U.S. Government Bond Prices Pull Back

Prices of U.S. government bonds pulled back Monday, with the yield on the two-year Treasury note closing at the highest level in almost three months and approaching its 2017 peak, as the Federal Reserve is expected to raise short-term interest rates later this week.

The Fed is scheduled to announce its rate policy decision Wednesday afternoon, followed by Fed Chairwoman Janet Yellen's press conference.

Higher interest rates from the Fed tighten money supply for the broader economy and tend to shrink the value of outstanding government bonds. Yields on short-term Treasurys are highly sensitive to the Fed's rate policy outlook.

The yield on the two-year Treasury note settled at 1.359%, compared with 1.338% Friday. Yields rise as bond prices fall. It was the yield's highest close since March 14 when the yield settled at 1.380%, the highest close since June 8, 2009.

Hectic new debt sales also weighed down bond prices. The Treasury sold more than $100 billion new debt Monday via four offerings with maturities spanning from three months out to 10 years. A $12 billion sale of 30-year bonds along with a four-week bill auction are due Tuesday.

The yield on the benchmark 10-year Treasury note closed at 2.215%, compared with 2.201% Friday.

The Fed is widely expected to raise rates again after doing so last December and in March. For bond investors, the key question is what the Fed would do beyond June along with any update on its plan to start unwinding a balance sheet that includes more than $2 trillion worth of Treasury bonds.

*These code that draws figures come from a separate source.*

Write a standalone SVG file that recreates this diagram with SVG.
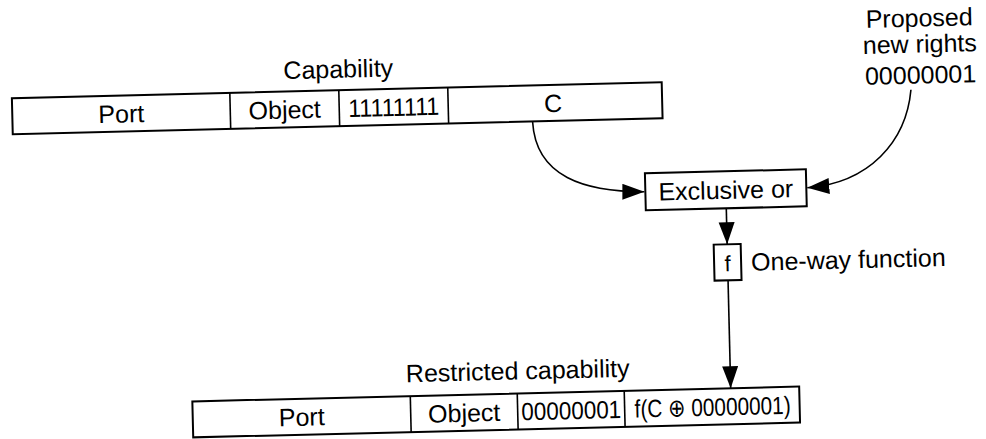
<svg xmlns="http://www.w3.org/2000/svg" width="986" height="439" viewBox="0 0 986 439">
<style>
  text { font-family: "Liberation Sans", "DejaVu Sans", Arial, sans-serif; font-size: 25px; fill: #000; }
  .c { text-anchor: middle; }
  .box { fill: #fff; stroke: #000; stroke-width: 2; }
  .div { stroke: #000; stroke-width: 1.6; }
  .con { fill: none; stroke: #000; stroke-width: 1.6; }
</style>
<defs>
  <marker id="ah" markerUnits="userSpaceOnUse" markerWidth="24" markerHeight="18" refX="22" refY="8" orient="auto">
    <path d="M0,0 L22,8 L0,16 Z" fill="#000"/>
  </marker>
</defs>
<rect width="986" height="439" fill="#fff"/>
<g transform="rotate(-1.4 493 220)">
  <g id="capability">
    <text class="c" x="342" y="74">Capability</text>
    <rect class="box" x="15" y="86.5" width="650" height="36"/>
    <line class="div" x1="233" y1="86.5" x2="233" y2="122.5"/>
    <line class="div" x1="342" y1="86.5" x2="342" y2="122.5"/>
    <line class="div" x1="451" y1="86.5" x2="451" y2="122.5"/>
    <text class="c" x="124" y="113.5">Port</text>
    <text class="c" x="287.5" y="113.5">Object</text>
    <text class="c" x="396.5" y="113.5" textLength="91" lengthAdjust="spacingAndGlyphs">11111111</text>
    <text class="c" x="556" y="113.5">C</text>
  </g>
  <g id="proposed">
    <text class="c" x="924" y="37">Proposed</text>
    <text class="c" x="924" y="63">new rights</text>
    <text class="c" x="924" y="94">00000001</text>
  </g>
  <g id="xor">
    <rect class="box" x="646" y="177" width="161" height="37"/>
    <text class="c" x="726.5" y="204.5">Exclusive or</text>
  </g>
  <g id="oneway">
    <rect class="box" x="713" y="250" width="27" height="36"/>
    <text class="c" x="726.5" y="277" style="font-size:22px">f</text>
    <text x="750" y="277">One-way function</text>
  </g>
  <g id="restricted">
    <text class="c" x="514" y="380">Restricted capability</text>
    <rect class="box" x="188" y="394" width="607" height="36"/>
    <line class="div" x1="406" y1="394" x2="406" y2="430"/>
    <line class="div" x1="513" y1="394" x2="513" y2="430"/>
    <line class="div" x1="620" y1="394" x2="620" y2="430"/>
    <text class="c" x="297" y="421">Port</text>
    <text class="c" x="459.5" y="421">Object</text>
    <text class="c" x="566.5" y="421" textLength="100" lengthAdjust="spacingAndGlyphs">00000001</text>
    <text class="c" x="708" y="421" textLength="156" lengthAdjust="spacingAndGlyphs">f(C ⊕ 00000001)</text>
  </g>
  <g id="connectors">
    <path class="con" d="M535,123 C537,178 585,194 645,195.5" marker-end="url(#ah)"/>
    <path class="con" d="M914,100 C908,152 870,192 808,195.5" marker-end="url(#ah)"/>
    <path class="con" d="M726.5,214 L726.5,250" marker-end="url(#ah)"/>
    <path class="con" d="M726.5,286 L726.5,394" marker-end="url(#ah)"/>
  </g>
</g>
</svg>
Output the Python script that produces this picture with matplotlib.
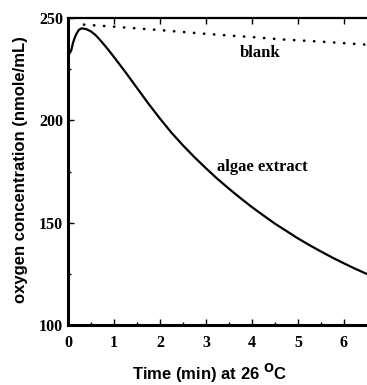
import matplotlib.pyplot as plt
import numpy as np

# データ
t_algae = [0.0, 0.02, 0.04, 0.07, 0.11, 0.15, 0.19, 0.24, 0.3, 0.4, 0.5, 0.6, 0.7, 0.85, 1.0, 1.25, 1.5, 1.75,
           2.0, 2.25, 2.5, 2.75, 3.0, 3.25, 3.5, 3.75, 4.0, 4.25, 4.5, 4.75, 5.0, 5.25, 5.5, 5.75, 6.0,
           6.25, 6.5]
v_algae = [228, 232, 233, 234, 237.8, 240.5, 242.5, 244.3, 245, 244.6, 243.5, 241.7, 239.3, 235.3, 231, 223.6,
           215.9, 208.2, 200.9, 194, 187.8, 182, 176.6, 171.4, 166.6, 162, 157.6, 153.5, 149.5, 145.9,
           142.3, 139, 135.9, 132.9, 130.1, 127.4, 124.9]

t_blank = [0.35, 1.0, 1.9, 3.0, 4.0, 4.7, 5.5, 6.5]
v_blank = [246.8, 245.8, 244.3, 242.3, 240.7, 239.5, 238.5, 237]

fig = plt.figure(figsize=(3.67, 3.85), dpi=100)
ax = fig.add_axes([0.185, 0.156, 0.815, 0.797])

ax.plot(t_algae, v_algae, color='black', lw=1.6)
ax.plot(t_blank, v_blank, color='black', lw=1.9, linestyle=(0, (0.1, 3.7)), dash_capstyle='round')

ax.text(4.17, 233, 'blank', family='Liberation Serif', fontweight='bold', fontsize=12, ha='center', va='center')
ax.text(4.23, 177.3, 'algae extract', family='Liberation Serif', fontweight='bold', fontsize=12, ha='center', va='center')

ax.set_xlim(0, 6.5)
ax.set_ylim(100, 250)
ax.set_xticks(range(0, 7))
ax.set_xticks(np.arange(0.5, 6.5, 1), minor=True)
ax.set_yticks([100, 150, 200, 250])
ax.set_yticks([125, 175, 225], minor=True)
ax.tick_params(which='both', direction='in', top=True, right=False, width=1)
ax.tick_params(which='major', length=4)
ax.tick_params(which='minor', length=2.5, top=False)
for lab in ax.get_xticklabels() + ax.get_yticklabels():
    lab.set_family('Liberation Serif')
    lab.set_fontweight('bold')
    lab.set_fontsize(11.5)
ax.tick_params(axis='x', pad=7)

ax.spines['left'].set_linewidth(2.2)
ax.spines['bottom'].set_linewidth(2.2)
ax.spines['top'].set_linewidth(1.6)
ax.spines['right'].set_visible(False)

# 軸ラベル
fig.text(210 / 367, 1 - 380 / 385, 'Time (min) at 26 $^{\\mathbf{O}}$C', family='Liberation Sans',
         fontweight='bold', fontsize=12, ha='center', va='baseline')
fig.text(21 / 367, 1 - 170 / 385, 'oxygen concentration (nmole/mL)', family='Liberation Sans',
         fontweight='bold', fontsize=12, ha='center', va='center', rotation=90)

plt.savefig('out.png', dpi=100)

The 10-year Treasury yield has fallen from this year's peak -- slightly above 2.6% in March. Signs of slowing inflation in recent months have bolstered some investors' expectations that the June hike may be the last one this year. The yield settled at 2.147% on June 6, the lowest level since November.

The view of a slowly-moving Fed boosted demand for the $24 billion sale of three-year notes earlier Monday to the highest since December 2015. The highlight was 65.6% indirect bidding, a proxy for foreign demand, which was the highest since a record high of 68.6% in Nov 2009.

"The market continues to price in a lower trajectory of rate hikes than the path predicted by the Fed in prior meetings," said Michael Lorizio senior trader at Manulife Asset Management.

Robust demand for haven bonds also reflects some concerns about the U.S. stock market. Technology shares suffered a selloff Friday and softened Monday. The tech-heavy Nasdaq stock index has outperformed the Dow and S&P 500 index this year, fueling some concerns whether valuation is getting stretched. For some investors, buying Treasurys offers some protection if stocks suffer a larger downturn.

The strong three-year sale pushed down the 10-year Treasury yield to 2.187%, but the yield rose after the 10-year Treasury auction. Overall demand was solid and the indirect bidding of 66.1% was the highest since January. Yet the auction was sold at a yield of 2.195%, slightly higher than what it traded right before the auction. That means demand was softer than bond dealers had anticipated, which prompted some to sell bonds to book profit.

The risk for bond investors is that the Fed doesn't make big adjustments to their rate policy projections despite slowing inflation, which may disappoint investors looking for a more dovish tone, said Jeffery Elswick, director of fixed income and portfolio manager at Frost Investment Advisors LLC.

Mr. Elswick said he expects the 10-year Treasury yield to rise to 2.5%-2.6% at the end of this year, driven by the Fed's reduction of its balance sheet.

Matt Freund, co-chief investment officer and head of fixed-income strategies at asset manager Calamos Investments, said a slowly-moving Fed reduces the risk of a big rise in Treasury bond yields.